Data block:
* * * * *

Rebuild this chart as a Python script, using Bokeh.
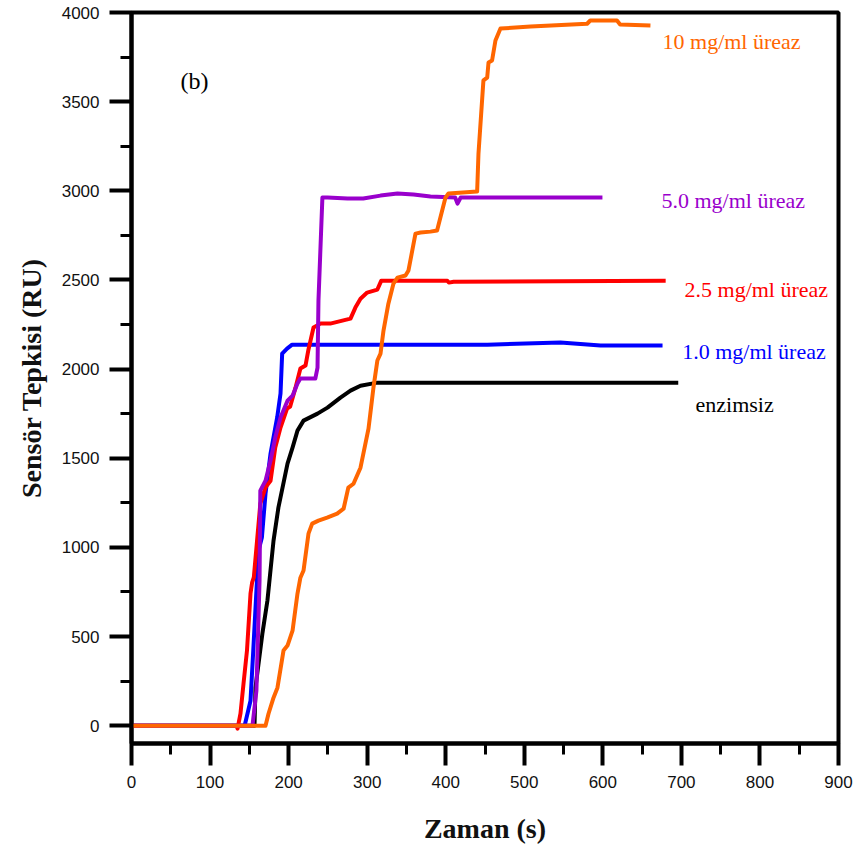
from bokeh.plotting import figure
from bokeh.models import Range1d, FixedTicker
from bokeh.core.properties import value
from bokeh.embed import file_html
from bokeh.resources import INLINE

# Sensor response (RU) versus time (s) for each urease concentration
t_none = [0, 156.6, 157.8, 166.8, 173, 180.8, 187, 198.6, 205, 211.3, 219, 236.8,
          249.5, 266, 278.8, 291.5, 313, 696]
r_none = [0, 0, 213, 522, 701, 1038, 1223, 1470, 1560, 1655, 1711, 1750,
          1784, 1840, 1879, 1907, 1924, 1924]

t_1 = [0, 144, 151.5, 155, 161.7, 166, 170.6, 177, 185.5, 189.7, 191.8, 198, 204.5,
       453, 546, 597, 676]
r_1 = [0, 0, 140, 421, 982, 1056, 1302, 1526, 1730, 1863, 2087, 2115, 2137,
       2137, 2149, 2132, 2132]

t_25 = [0, 133.7, 135, 138.7, 142.6, 147, 151.5, 153.6, 155.7, 164, 170.6, 177, 183,
        189.7, 198, 202, 208.8, 215, 221.5, 225, 231.7, 240.6, 253, 278.8, 285,
        291.5, 300, 313, 318, 402, 404, 410, 680]
r_25 = [0, 0, -17, 67, 236, 421, 741, 804, 832, 1245, 1337, 1374, 1560,
        1672, 1778, 1790, 1896, 2003, 2020, 2104, 2233, 2255, 2255, 2283, 2345,
        2395, 2429, 2446, 2496, 2496, 2485, 2490, 2496]

t_5 = [0, 154, 159, 163, 164, 170.6, 177, 183, 189.7, 198.6, 205, 211.3, 215, 234,
       236.8, 238, 243, 249.5, 275, 295, 317, 338.6, 359, 380.6, 412, 415, 419, 599.5]
r_5 = [0, 0, 196, 813, 1318, 1374, 1487, 1616, 1728, 1823, 1851, 1919, 1947, 1947,
       2008, 2384, 2962, 2962, 2957, 2957, 2973, 2985, 2979, 2968, 2962, 2928, 2962, 2962]

t_10 = [0, 170.6, 174.4, 180.8, 185.8, 193.5, 198.6, 205, 211.3, 215, 219, 225.3, 230,
        238, 249, 261.8, 270, 276, 282.6, 291.5, 301.7, 304, 308, 313, 317, 320.8,
        327, 333.5, 338.6, 348.8, 352.6, 361.5, 368, 380.6, 389, 399.7, 403.5, 440,
        441.7, 448, 452.8, 454.5, 459, 463.3, 469.7, 508, 580, 584, 618, 622, 660.6]
r_10 = [0, 0, 67, 157, 213, 421, 449, 533, 741, 830, 870, 1077, 1133,
        1150, 1167, 1189, 1217, 1335, 1357, 1447, 1666, 1750, 1896, 2048, 2087, 2216,
        2367, 2480, 2513, 2525, 2553, 2760, 2766, 2771, 2777, 2962, 2985, 2996,
        3209, 3619, 3635, 3720, 3731, 3843, 3910, 3921, 3937, 3955, 3955, 3933, 3927]

series_names = ["enzimsiz", "1.0 mg/ml üreaz", "2.5 mg/ml üreaz",
                "5.0 mg/ml üreaz", "10 mg/ml üreaz"]
series_t = [t_none, t_1, t_25, t_5, t_10]
series_r = [r_none, r_1, r_25, r_5, r_10]
series_colors = ["#000000", "#0000ff", "#ff0000", "#9900cc", "#ff6600"]

# label anchors (left edge, vertical centre) in data units
label_x = [718, 701, 704, 674.6, 676]
label_y = [1801, 2098, 2446, 2945, 3837]

x_ticks = list(range(0, 901, 100))
x_minor = list(range(50, 900, 100))
y_ticks = list(range(0, 4001, 500))
y_minor = list(range(250, 4000, 500))

p = figure(width=860, height=848, x_range=Range1d(0, 900), y_range=Range1d(-100, 4000),
           output_backend="svg", toolbar_location=None,
           min_border_left=131, min_border_right=22, min_border_top=12,
           min_border_bottom=105)

p.xgrid.visible = False
p.ygrid.visible = False
p.outline_line_color = "black"
p.outline_line_width = 4
p.background_fill_color = "white"
p.border_fill_color = "white"

for ax, ticks, minor in ((p.xaxis[0], x_ticks, x_minor), (p.yaxis[0], y_ticks, y_minor)):
    ax.ticker = FixedTicker(ticks=ticks, minor_ticks=minor)
    ax.axis_line_width = 4
    ax.axis_line_color = "black"
    ax.major_tick_line_width = 4
    ax.major_tick_line_color = "black"
    ax.minor_tick_line_width = 3
    ax.minor_tick_line_color = "black"
    ax.major_tick_in = 0
    ax.major_tick_out = 22
    ax.minor_tick_in = 0
    ax.minor_tick_out = 11
    ax.major_label_text_font = "Liberation Sans"
    ax.major_label_text_font_size = "17px"
    ax.major_label_text_color = "#111111"
    ax.major_label_standoff = 10
    ax.axis_label_text_font = "Liberation Serif"
    ax.axis_label_text_font_style = "bold"
    ax.axis_label_text_font_size = "28px"
    ax.axis_label_text_color = "#111111"

p.xaxis.axis_label = "Zaman (s)"
p.yaxis.axis_label = "Sensör Tepkisi (RU)"
p.xaxis.axis_label_standoff = 22
p.yaxis.axis_label_standoff = 12

for t, r, c in zip(series_t, series_r, series_colors):
    p.line(t, r, line_color=c, line_width=4, line_join="round")

p.text(x=label_x, y=label_y, text=series_names, text_color=series_colors,
       text_font=value("Liberation Serif"), text_font_size="22px",
       text_align="left", text_baseline="middle")

p.text(x=[62.4], y=[3618], text=["(b)"], text_color="black",
       text_font=value("Liberation Serif"), text_font_size="24px",
       text_align="left", text_baseline="middle")

open("out.html", "w").write(file_html(p, INLINE))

* * * * *

Begin at the first line of the material and copy each line exactly through the one containing "from bokeh.resources import INLINE". Omit pictures.

Rebuild this chart as a Python script, using Bokeh.
from bokeh.plotting import figure
from bokeh.models import Range1d, FixedTicker
from bokeh.core.properties import value
from bokeh.embed import file_html
from bokeh.resources import INLINE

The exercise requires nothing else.